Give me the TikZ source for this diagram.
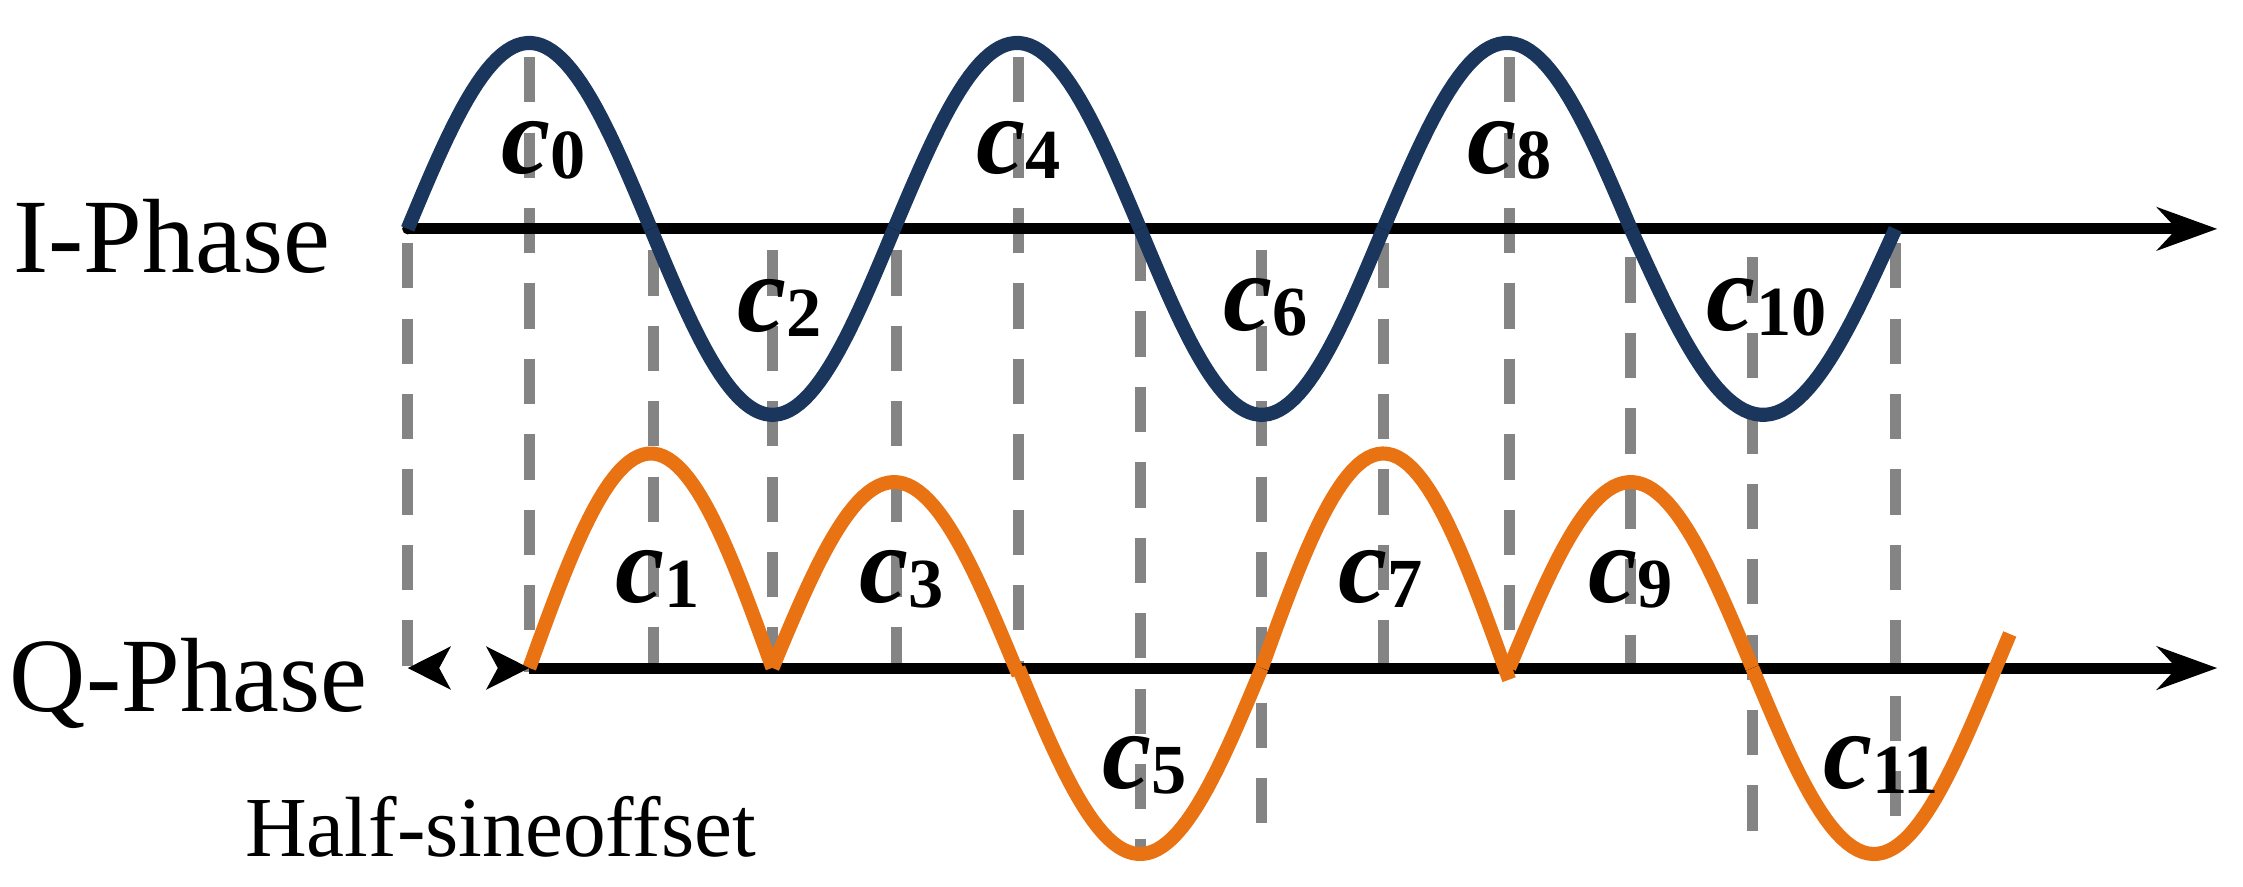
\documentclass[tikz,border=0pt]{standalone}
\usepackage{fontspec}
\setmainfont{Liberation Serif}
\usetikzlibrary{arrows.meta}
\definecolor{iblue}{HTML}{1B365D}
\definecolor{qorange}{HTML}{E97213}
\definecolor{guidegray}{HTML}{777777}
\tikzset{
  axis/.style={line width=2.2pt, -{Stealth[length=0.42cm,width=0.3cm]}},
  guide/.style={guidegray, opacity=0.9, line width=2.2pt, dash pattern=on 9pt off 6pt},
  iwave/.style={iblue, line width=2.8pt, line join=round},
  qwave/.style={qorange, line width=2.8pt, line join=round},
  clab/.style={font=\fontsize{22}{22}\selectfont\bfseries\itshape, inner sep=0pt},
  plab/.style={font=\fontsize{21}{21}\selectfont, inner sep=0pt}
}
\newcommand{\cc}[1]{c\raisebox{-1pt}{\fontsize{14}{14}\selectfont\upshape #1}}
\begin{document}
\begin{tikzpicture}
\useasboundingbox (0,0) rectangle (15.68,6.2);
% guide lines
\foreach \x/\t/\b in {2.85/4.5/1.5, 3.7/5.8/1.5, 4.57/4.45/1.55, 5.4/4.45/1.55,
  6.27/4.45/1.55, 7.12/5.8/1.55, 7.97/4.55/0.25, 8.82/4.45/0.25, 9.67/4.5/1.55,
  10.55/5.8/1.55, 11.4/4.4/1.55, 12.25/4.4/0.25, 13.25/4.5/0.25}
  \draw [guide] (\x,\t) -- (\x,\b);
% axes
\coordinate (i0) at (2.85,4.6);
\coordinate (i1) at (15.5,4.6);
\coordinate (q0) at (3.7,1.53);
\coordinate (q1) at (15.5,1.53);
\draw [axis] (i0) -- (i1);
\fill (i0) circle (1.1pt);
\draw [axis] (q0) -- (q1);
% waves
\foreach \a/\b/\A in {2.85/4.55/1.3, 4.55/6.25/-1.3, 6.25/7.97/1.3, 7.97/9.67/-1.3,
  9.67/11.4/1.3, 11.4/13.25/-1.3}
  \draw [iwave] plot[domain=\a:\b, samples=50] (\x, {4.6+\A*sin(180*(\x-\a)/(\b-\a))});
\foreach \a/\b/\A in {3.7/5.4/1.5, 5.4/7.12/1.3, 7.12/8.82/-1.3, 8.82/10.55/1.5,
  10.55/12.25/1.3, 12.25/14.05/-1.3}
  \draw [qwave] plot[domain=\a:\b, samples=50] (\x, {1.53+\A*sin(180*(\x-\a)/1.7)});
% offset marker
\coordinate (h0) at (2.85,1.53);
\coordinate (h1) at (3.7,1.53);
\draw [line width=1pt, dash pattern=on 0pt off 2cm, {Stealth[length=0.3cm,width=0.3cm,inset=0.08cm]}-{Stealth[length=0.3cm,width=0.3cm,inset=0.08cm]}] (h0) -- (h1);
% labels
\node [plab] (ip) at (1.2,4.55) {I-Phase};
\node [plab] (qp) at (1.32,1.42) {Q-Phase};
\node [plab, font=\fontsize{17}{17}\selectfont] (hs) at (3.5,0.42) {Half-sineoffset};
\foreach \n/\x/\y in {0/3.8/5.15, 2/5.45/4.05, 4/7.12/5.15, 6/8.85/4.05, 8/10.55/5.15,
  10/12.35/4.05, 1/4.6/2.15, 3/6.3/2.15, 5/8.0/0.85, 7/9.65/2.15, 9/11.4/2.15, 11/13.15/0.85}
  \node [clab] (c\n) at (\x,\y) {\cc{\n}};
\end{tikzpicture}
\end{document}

## PROBLEM TO WORK ON
Reproduce each line exactly, please, except for any pictures.

## RESPONSE TO THE TASK
Give me the TikZ source for this diagram.
\documentclass[tikz,border=0pt]{standalone}
\usepackage{fontspec}
\setmainfont{Liberation Serif}
\usetikzlibrary{arrows.meta}
\definecolor{iblue}{HTML}{1B365D}
\definecolor{qorange}{HTML}{E97213}
\definecolor{guidegray}{HTML}{777777}
\tikzset{
  axis/.style={line width=2.2pt, -{Stealth[length=0.42cm,width=0.3cm]}},
  guide/.style={guidegray, opacity=0.9, line width=2.2pt, dash pattern=on 9pt off 6pt},
  iwave/.style={iblue, line width=2.8pt, line join=round},
  qwave/.style={qorange, line width=2.8pt, line join=round},
  clab/.style={font=\fontsize{22}{22}\selectfont\bfseries\itshape, inner sep=0pt},
  plab/.style={font=\fontsize{21}{21}\selectfont, inner sep=0pt}
}
\newcommand{\cc}[1]{c\raisebox{-1pt}{\fontsize{14}{14}\selectfont\upshape #1}}
\begin{document}
\begin{tikzpicture}
\useasboundingbox (0,0) rectangle (15.68,6.2);
% guide lines
\foreach \x/\t/\b in {2.85/4.5/1.5, 3.7/5.8/1.5, 4.57/4.45/1.55, 5.4/4.45/1.55,
  6.27/4.45/1.55, 7.12/5.8/1.55, 7.97/4.55/0.25, 8.82/4.45/0.25, 9.67/4.5/1.55,
  10.55/5.8/1.55, 11.4/4.4/1.55, 12.25/4.4/0.25, 13.25/4.5/0.25}
  \draw [guide] (\x,\t) -- (\x,\b);
% axes
\coordinate (i0) at (2.85,4.6);
\coordinate (i1) at (15.5,4.6);
\coordinate (q0) at (3.7,1.53);
\coordinate (q1) at (15.5,1.53);
\draw [axis] (i0) -- (i1);
\fill (i0) circle (1.1pt);
\draw [axis] (q0) -- (q1);
% waves
\foreach \a/\b/\A in {2.85/4.55/1.3, 4.55/6.25/-1.3, 6.25/7.97/1.3, 7.97/9.67/-1.3,
  9.67/11.4/1.3, 11.4/13.25/-1.3}
  \draw [iwave] plot[domain=\a:\b, samples=50] (\x, {4.6+\A*sin(180*(\x-\a)/(\b-\a))});
\foreach \a/\b/\A in {3.7/5.4/1.5, 5.4/7.12/1.3, 7.12/8.82/-1.3, 8.82/10.55/1.5,
  10.55/12.25/1.3, 12.25/14.05/-1.3}
  \draw [qwave] plot[domain=\a:\b, samples=50] (\x, {1.53+\A*sin(180*(\x-\a)/1.7)});
% offset marker
\coordinate (h0) at (2.85,1.53);
\coordinate (h1) at (3.7,1.53);
\draw [line width=1pt, dash pattern=on 0pt off 2cm, {Stealth[length=0.3cm,width=0.3cm,inset=0.08cm]}-{Stealth[length=0.3cm,width=0.3cm,inset=0.08cm]}] (h0) -- (h1);
% labels
\node [plab] (ip) at (1.2,4.55) {I-Phase};
\node [plab] (qp) at (1.32,1.42) {Q-Phase};
\node [plab, font=\fontsize{17}{17}\selectfont] (hs) at (3.5,0.42) {Half-sineoffset};
\foreach \n/\x/\y in {0/3.8/5.15, 2/5.45/4.05, 4/7.12/5.15, 6/8.85/4.05, 8/10.55/5.15,
  10/12.35/4.05, 1/4.6/2.15, 3/6.3/2.15, 5/8.0/0.85, 7/9.65/2.15, 9/11.4/2.15, 11/13.15/0.85}
  \node [clab] (c\n) at (\x,\y) {\cc{\n}};
\end{tikzpicture}
\end{document}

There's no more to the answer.